It would be tempting to view last night’s results and No. 7 Ohio State’s 44-28 defeat of No. 8 Notre Dame in the Fiesta Bowl and conclude the College Football Playoff selection committee got it wrong. That would be wrong. Michigan State earned its spot in the lowly-rated Cotton Bowl, just as Ohio State earned its Fiesta Bowl consolation prize.
But that won’t stop the Buckeyes from wondering what might have been.
Ohio State (12-1) flashed national championship ability from its first drive Friday afternoon in Glendale, scoring touchdowns on four of its first five possessions to build a 28-7 lead with 1:48 left in the first half. DeShone Kizer pushed in a one-yard run 29 ticks before the break to pull the Irish to within 28-14, creating a loop where Notre Dame was never really out of the game, but Ohio State was never really threatened, either.
Kizer found Chris Brown for a four-yard score to pull Notre Dame within 28-21 midway through the third quarter, but Ezekiel Elliott answered with a 47-yard bolt, his fourth touchdown of the day. Sean Nuernberger stretched the lead to 17 with a 37-yard field goal at the 12:10 mark of the fourth quarter, but Notre Dame climbed back in the game with an 81-yard catch-and-dash from Kizer (284 passing yards, 21 rushing yards, three total touchdowns) to Will Fuller.
Notre Dame could not muster any offense on either of its final two drives, though. The first ended in a three-and-out after the Irish lost eight yards, and the second in a Darron Lee strip of Kizer.
Two more Nuernberger field goals were enough to provide the final score.
The win pushed Urban Meyer to an incredible 50-4 in four seasons in Columbus with two undefeated regular seasons, a national championship, a Big Ten championship, two New Year’s Six wins and four top-10 finishes. The victory pushed Ohio State to 4-2 all-time in its infrequent but highly-visible series with Notre Dame; the Buckeyes have won the last four, with the last two coming in the Fiesta Bowl. The Buckeyes’ five victories trail only Penn State for the most in the 45-year history of the Fiesta Bowl.
J.T. Barrett and Elliott played throughout the game at a level accessible to few, if any, backfield batteries. Barrett hit 19-of-31 throws for 211 yards with a touchdown and an interception while rushing 23 times for 96 yards; Elliott carried 27 times for 149 yards and four touchdowns and caught a 30-yard reception. While it was likely the swan song for Elliott, Joey Bosa (ejected in the first half for a targeting hit on Kizer) and a host of others, there is enough talent remaining and arriving in Columbus to do what the 2015 could not.
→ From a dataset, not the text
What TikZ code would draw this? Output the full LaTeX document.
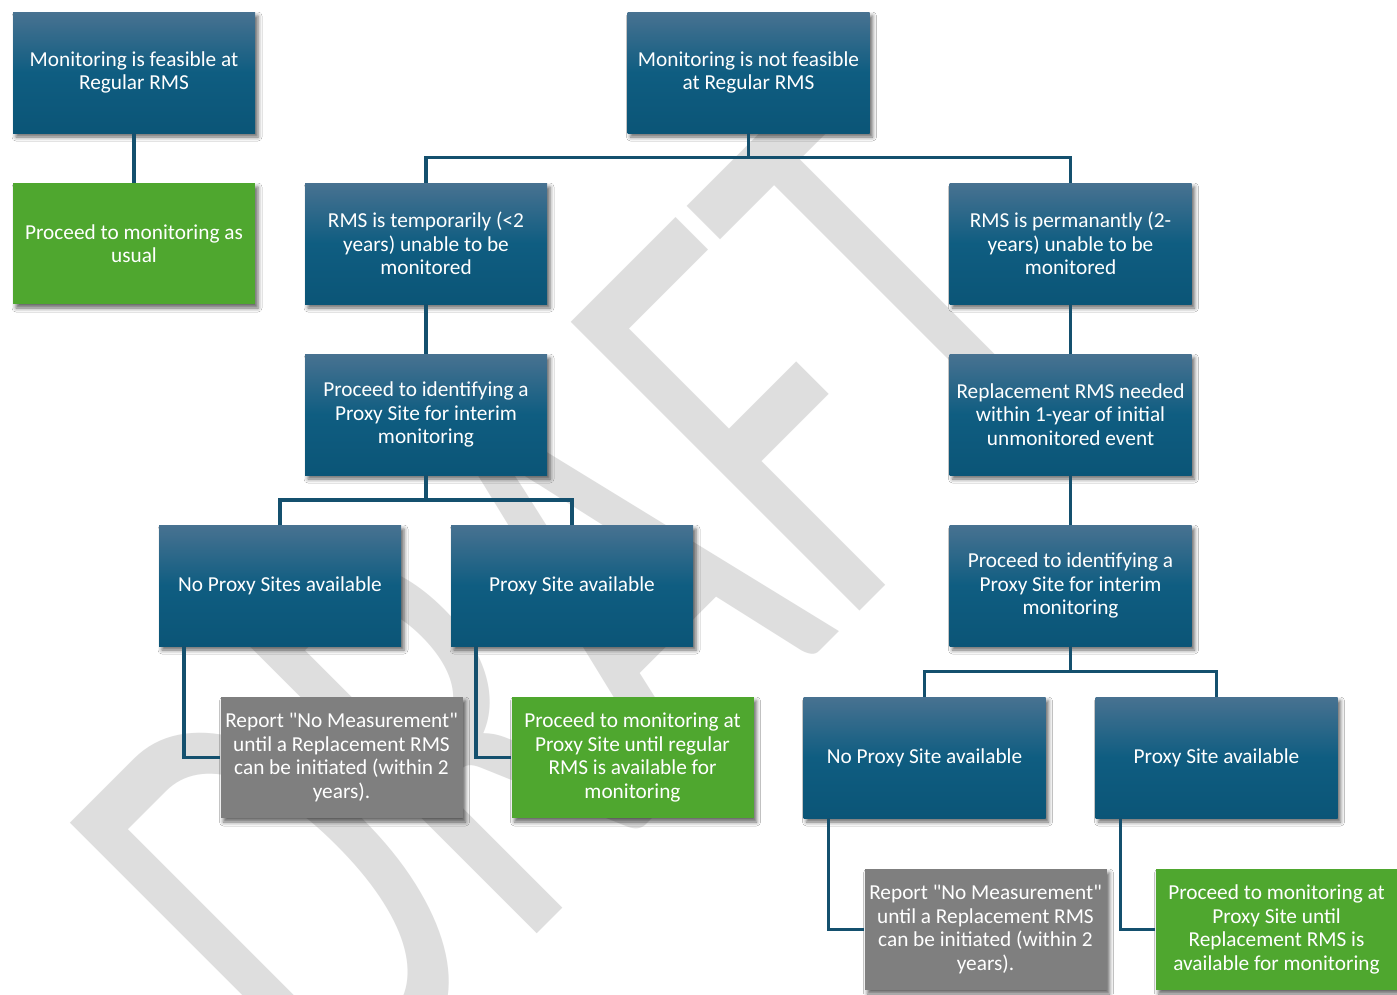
\documentclass[tikz,border=0pt]{standalone}
\usepackage{fontspec}
\usepackage{graphicx}
\newfontfamily\boxfont{Carlito}
\usetikzlibrary{shadows.blur}
\definecolor{bluetop}{RGB}{72,114,145}
\definecolor{bluemid}{RGB}{15,93,129}
\definecolor{bluebot}{RGB}{11,85,119}
\definecolor{boxgreen}{RGB}{79,167,47}
\definecolor{boxgray}{RGB}{127,127,127}
\definecolor{conncol}{RGB}{20,80,110}
\definecolor{wmark}{RGB}{222,222,222}
\begin{document}
\begin{tikzpicture}[x=1pt,y=-1pt,
  box/.style={minimum width=242pt,minimum height=121pt,inner sep=0pt,align=center,text=white,
    font=\boxfont\fontsize{21.3}{23.5}\selectfont,
    blur shadow={shadow xshift=3pt,shadow yshift=-4pt,shadow blur radius=4pt,shadow opacity=60}},
  bluebox/.style={box,top color=bluetop,bottom color=bluebot,middle color=bluemid},
  greenbox/.style={box,fill=boxgreen},
  graybox/.style={box,fill=boxgray},
  conn/.style={draw=conncol,line width=3.5pt}]
\useasboundingbox (0,0) rectangle (1397,994);
\clip (0,0) rectangle (1397,994);
\fill[white] (0,0) rectangle (1397,994);
% watermark
\node[anchor=base west,rotate=45,text=wmark,inner sep=0pt,font=\boxfont\fontsize{408}{408}\selectfont] (wm) at (339,1132) {\scalebox{1}[1.56]{DRAFT}};
% boxes
\node[bluebox] (A) at (134,72.5) {Monitoring is feasible at\\Regular RMS};
\node[greenbox] (B) at (134,243.5) {Proceed to monitoring as\\usual};
\node[bluebox] (C) at (748.5,72.5) {Monitoring is not feasible\\at Regular RMS};
\node[bluebox] (D) at (426,243.5) {RMS is temporarily (<2\\years) unable to be\\monitored};
\node[bluebox] (E) at (1070.5,243.5) {RMS is permanantly (2-\\years) unable to be\\monitored};
\node[bluebox] (F) at (426,414.5) {Proceed to identifying a\\Proxy Site for interim\\monitoring};
\node[bluebox] (G) at (1070.5,414.5) {Replacement RMS needed\\within 1-year of initial\\unmonitored event};
\node[bluebox] (H) at (280,585.5) {No Proxy Sites available};
\node[bluebox] (I) at (572,585.5) {Proxy Site available};
\node[bluebox] (L) at (1070.5,585.5) {Proceed to identifying a\\Proxy Site for interim\\monitoring};
\node[bluebox] (M) at (924.5,757.5) {No Proxy Site available};
\node[bluebox] (N) at (1216.5,757.5) {Proxy Site available};
% connectors
\draw[conn] (A.south) -- (B.north);
\draw[conn] (C.south) -- ++(0,24.5) -| (D.north);
\draw[conn] (C.south) -- ++(0,24.5) -| (E.north);
\draw[conn] (D.south) -- (F.north);
\draw[conn] (E.south) -- (G.north);
\draw[conn] (G.south) -- (L.north);
\draw[conn] (F.south) -- ++(0,25) -| (H.north);
\draw[conn] (F.south) -- ++(0,25) -| (I.north);
\draw[conn] (L.south) -- ++(0,25.5) -| (M.north);
\draw[conn] (L.south) -- ++(0,25.5) -| (N.north);
% result boxes
\node[graybox] (J) at (341.5,757.5) {Report "No Measurement"\\until a Replacement RMS\\can be initiated (within 2\\years).};
\node[greenbox] (K) at (632.5,757.5) {Proceed to monitoring at\\Proxy Site until regular\\RMS is available for\\monitoring};
\node[graybox] (O) at (985.5,929.5) {Report "No Measurement"\\until a Replacement RMS\\can be initiated (within 2\\years).};
\node[greenbox] (P) at (1276.5,929.5) {Proceed to monitoring at\\Proxy Site until\\Replacement RMS is\\available for monitoring};
\draw[conn] ([xshift=25pt]H.south west) |- (J.west);
\draw[conn] ([xshift=25pt]I.south west) |- (K.west);
\draw[conn] ([xshift=25pt]M.south west) |- (O.west);
\draw[conn] ([xshift=25pt]N.south west) |- (P.west);
\end{tikzpicture}
\end{document}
Ohio State flashed the ability of a team that could have been at this moment preparing for a much larger game at University of Phoenix Stadium 10 days from now, making its 12th victory of the 2015 season a melancholy one. “It is what it is,” Meyer said when asked by ESPN’s Todd McShay to describe the season.
But take heed, Buckeye fans, there is potential for this story to come full-circle: the Fiesta Bowl is a College Football Playoff semifinal next season. If Ohio State plays like it did on Friday throughout next season, 2016 could end exactly the way it started.